The Novel Adaptive Fractional Order Gradient Decent Algorithms Design via Robust Control
This work addresses convergence issues in optimization algorithms for machine learning practitioners, but it is incremental as it builds on existing fractional order gradient descent methods.
The paper tackled the problem of vanilla fractional order gradient descent oscillating or diverging for strongly convex functions by proposing adaptive fractional order gradient descent (AFOGD) and accelerated (AFOAGD) methods, proving R-linear convergence for L-smooth and m-strongly-convex functions and demonstrating effectiveness through numerical simulations.

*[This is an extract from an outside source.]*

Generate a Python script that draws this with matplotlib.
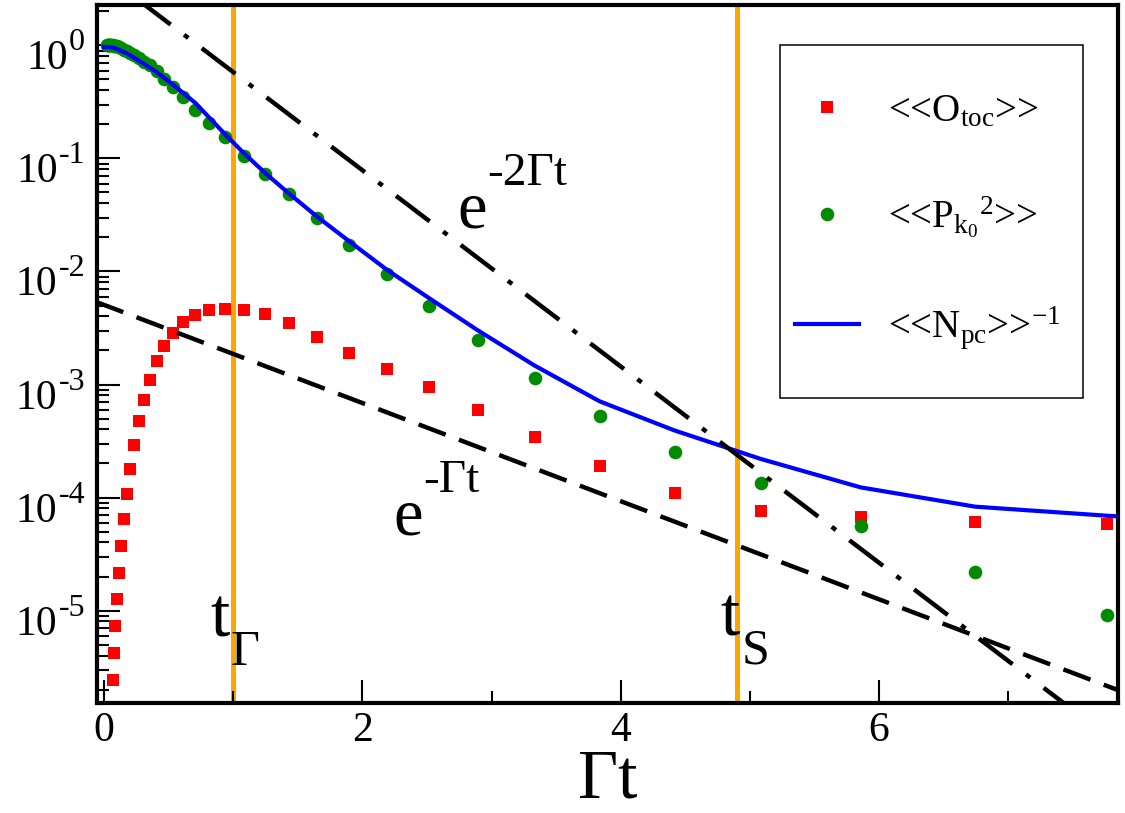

The vanilla fractional order gradient descent may oscillatively converge to a region around the global minimum instead of converging to the exact minimum point, or even diverge, in the case where the objective function is strongly convex. To address this problem, a novel adaptive fractional order gradient descent (AFOGD) method and a novel adaptive fractional order accelerated gradient descent (AFOAGD) method are proposed in this paper. Inspired by the quadratic constraints and Lyapunov stability analysis from robust control theory, we establish a linear matrix inequality to analyse the convergence of our proposed algorithms. We prove that the proposed algorithms can achieve R-linear convergence when the objective function is $\textbf{L-}$smooth and $\textbf{m-}$strongly-convex. Several numerical simulations are demonstrated to verify the effectiveness and superiority of our proposed algorithms.